Memorias: Dios, un hombre y un temblor.


II.





Un lunes del año 1999, a eso del medio día y después de haber almorzado con mi -(habría podido escribir familia pero dado que para algunos en esa palabra caben relaciones de segundo y tercer grado, seré más específica)- mamá, mi papá y mi hermana, me preparaba para ir a mi clase de pintura al óleo. Acababa de tomar una ducha, sentía la cabeza fría por el agua que se había quedado atrapada en mi cabello, pensaba en el cuadro que continuaría, en cuándo lo acabaría, en el olor a trementina, a aceite de linaza, al café con leche de las tres de la tarde. Tenía 8 años, una edad suficiente para vestirme sola, meter la boquilla del talco en cada media, oprimir el tarro como a un masmelo, hacer coincidir las medias con los pies.

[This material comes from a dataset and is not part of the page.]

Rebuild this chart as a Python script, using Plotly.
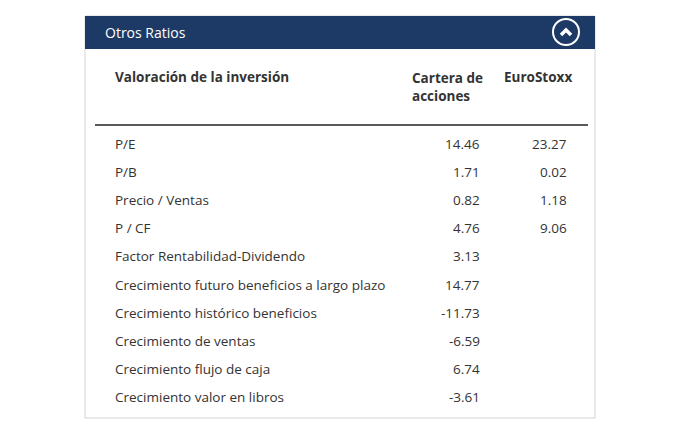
import plotly.graph_objects as go

title = "Otros Ratios"
col_headers = ["Valoración de la inversión", "Cartera de<br>acciones", "EuroStoxx"]
metrics = ["P/E", "P/B", "Precio / Ventas", "P / CF", "Factor Rentabilidad-Dividendo",
           "Crecimiento futuro beneficios a largo plazo", "Crecimiento histórico beneficios",
           "Crecimiento de ventas", "Crecimiento flujo de caja", "Crecimiento valor en libros"]
cartera = ["14.46", "1.71", "0.82", "4.76", "3.13", "14.77", "-11.73", "-6.59", "6.74", "-3.61"]
eurostoxx = ["23.27", "0.02", "1.18", "9.06", "", "", "", "", "", ""]

W, H = 693, 430
O = 8  # page body margin offset
fig = go.Figure()
font = "Open Sans"
txt = "#333333"
shapes = [
    dict(type="rect", x0=85-O, x1=595-O, y0=16-O, y1=418-O, line=dict(color="#d4d4d4", width=1), fillcolor="white"),
    dict(type="rect", x0=85-O, x1=595-O, y0=16-O, y1=49-O, line=dict(width=0), fillcolor="#1d3a66"),
    dict(type="circle", x0=553-O, x1=579-O, y0=19-O, y1=45-O, line=dict(color="white", width=2)),
    dict(type="path", path="M %f %f L %f %f L %f %f" % (561-O, 35-O, 566-O, 30-O, 571-O, 35-O),
         line=dict(color="white", width=3.5)),
    dict(type="line", x0=95-O, x1=588-O, y0=125-O, y1=125-O, line=dict(color="#222222", width=1.5)),
]
ann = [dict(x=103-O, y=32-O, text=title, showarrow=False, xanchor="left", yanchor="middle",
            font=dict(family=font, size=14, color="white"))]
ann.append(dict(x=113-O, y=77-O, text="<b>%s</b>" % col_headers[0], showarrow=False, xanchor="left", yanchor="middle",
                font=dict(family=font, size=13.5, color=txt)))
ann.append(dict(x=410-O, y=67-O, text="<b>%s</b>" % col_headers[1], showarrow=False, xanchor="left", yanchor="top", align="left",
                font=dict(family=font, size=13.5, color=txt)))
ann.append(dict(x=502-O, y=77-O, text="<b>%s</b>" % col_headers[2], showarrow=False, xanchor="left", yanchor="middle",
                font=dict(family=font, size=13.5, color=txt)))
for i, m in enumerate(metrics):
    y = 144 + i * 28.1 - O
    ann.append(dict(x=113-O, y=y, text=m, showarrow=False, xanchor="left", yanchor="middle",
                    font=dict(family=font, size=13.5, color=txt)))
    ann.append(dict(x=482-O, y=y, text=cartera[i], showarrow=False, xanchor="right", yanchor="middle",
                    font=dict(family=font, size=13.5, color=txt)))
    if eurostoxx[i]:
        ann.append(dict(x=569-O, y=y, text=eurostoxx[i], showarrow=False, xanchor="right", yanchor="middle",
                        font=dict(family=font, size=13.5, color=txt)))

fig.update_layout(width=W, height=H, margin=dict(l=0, r=0, t=0, b=0),
                  paper_bgcolor="white", plot_bgcolor="white",
                  xaxis=dict(range=[0, W], visible=False, fixedrange=True),
                  yaxis=dict(range=[H, 0], visible=False, fixedrange=True),
                  shapes=shapes, annotations=ann, showlegend=False)
fig.write_html("out.html", config={"displayModeBar": False})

Los camiones grandes que pasaban cerca del edificio, provocaban siempre un leve movimiento pendular al que me había acostumbrado, la cama se movía suavemente y escuché un par de chillidos metálicos, - ¡¡¿Qué pasa?!!, - ¡¡está temblando!!, - ¡¡¿Qué hacemos!!??, - ¡¿Dónde está mi mamá, mi papá y mi hermana?!, - ¡¿Cuánto tiempo más va a durar?!,  -¡¡No para!!, ¡¡plaf!!, el microondas cae de la repisa en la cocina; el suelo parecía el mar, - ¡a penas puedo sostenerme de pie!, intento caminar hacia la puerta de salida, mis movimientos son torpes, lentos, atropellados, veo a mi lado derecho el candelabro de dos brazos y de piso tambalearse, giro la cabeza y veo una grieta dibujarse en la pared blanca, bajando del techo hacia el piso y pienso: debo hecharme la bendición, aunque sea rápido, como me lo enseñaron en el colegio, como lo hace mi abuelo antes de irme de su casa, como lo hacemos todos los días, debo hecharme la bendición porque si este cuarto piso se desfonda, moriremos, ¡bah, si me hecho la bendición de todas formas me voy a morir si el piso se desfonda, así que no lo haré!, abracé fuerte a mi hermanita y mi papá, esperamos durante los trece segundos más largos de nuestras vidas. ¡¡Pum, pum, pum , pum!!, las copas caen una tras otra, ¡tras!, el televisor cae, la puerta golpea la pared, la ropa cae de los armarios, libros, porcelanas, juguetes, platos, portaretratos, floreros, cucharas, botellas, toallas, adornos, peluches, bolsos, tijeras, paredes, ventanas, pisos, puertas, escaleras, tubos, carros, barrancos, edificios, casas, barrios y vidas, dos mil vidas cayeron al piso, pero no las nuestras.